The makeup of the Seward City Council is set to change drastically with the results of last week’s municipal election. Of the four seats up for grabs, only one was retained by an incumbent. The remaining seats all go to challengers, two of whom have previous experience on the council.
Mayoral challenger Christy Terry prevailed over incumbent Mayor David Squires in a final tally of 384–129 following Thursday’s meeting of the canvass board. Sue McClure remains on the council for another year, having beat Brad Snowden in a landslide 428–49.
Dale Butts and Tony Baclaan will sit for three years after receiving the first and second highest number of votes respectively in a crowded field of five candidates.
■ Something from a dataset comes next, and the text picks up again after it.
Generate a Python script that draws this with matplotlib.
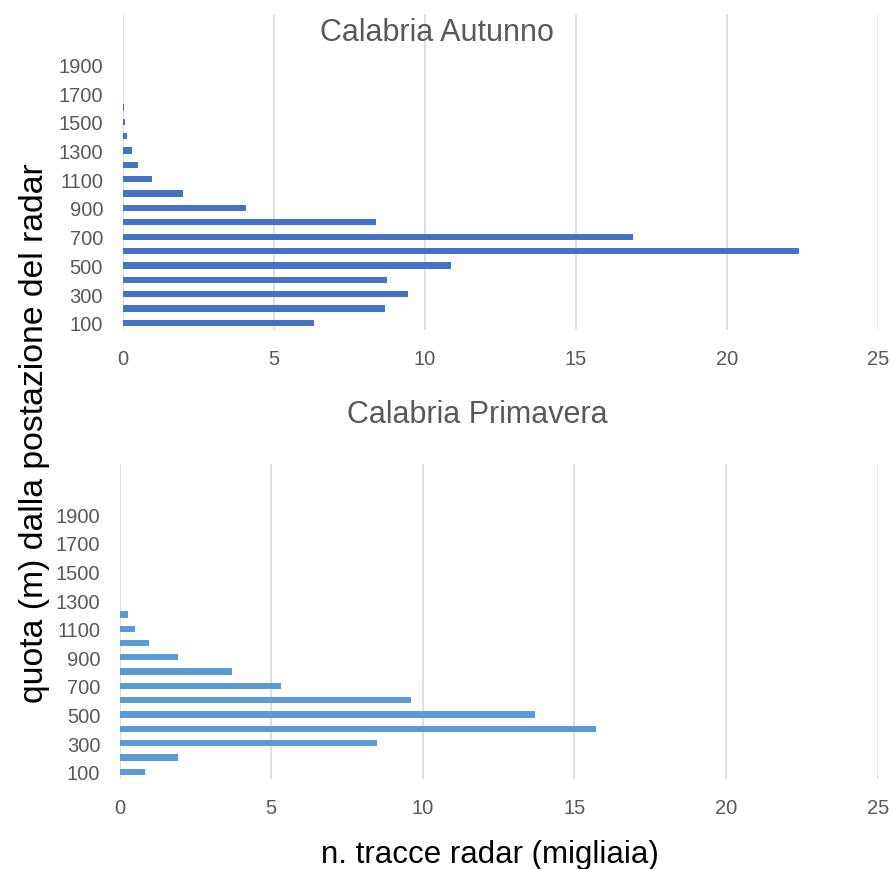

Butts received 280 votes, Baclaan 226.
Butts and Baclaan eclipsed incumbents Suzi Towsley and Jeremy Horn, who received 156 and 162 votes, respectively. Challenger Wolf Kurtz received 133.
Including absentee voting, 521 ballots were counted in the municipal election. With 1,833 registered voters inside the city limits, the voter turnout came in at 28 percent.
At the same time, Seward also voted in a Kenai Peninsula Borough election on two ballot propositions. The measures, which would have adopted a council-manager form of government and raised the sales tax cap to $1,000, both failed, according to the preliminary results.
The Seward area broke ranks with most Kenai Peninsula voters, however, with voters in the Seward-Lowell Point and Bear Creek precincts voting in favor of both propositions by strong margins.
The election also saw uncontested races for seats on the Seward–Bear Creek Flood Service Area and the eastern peninsula seat on the board for Kenai Peninsula Borough School District.
Orson Smith and Mark Ganser remain on the flood service area board. Martha Fleming was elected to the school board, replacing long-serving member Lynn Hohl, who did not run for reelection.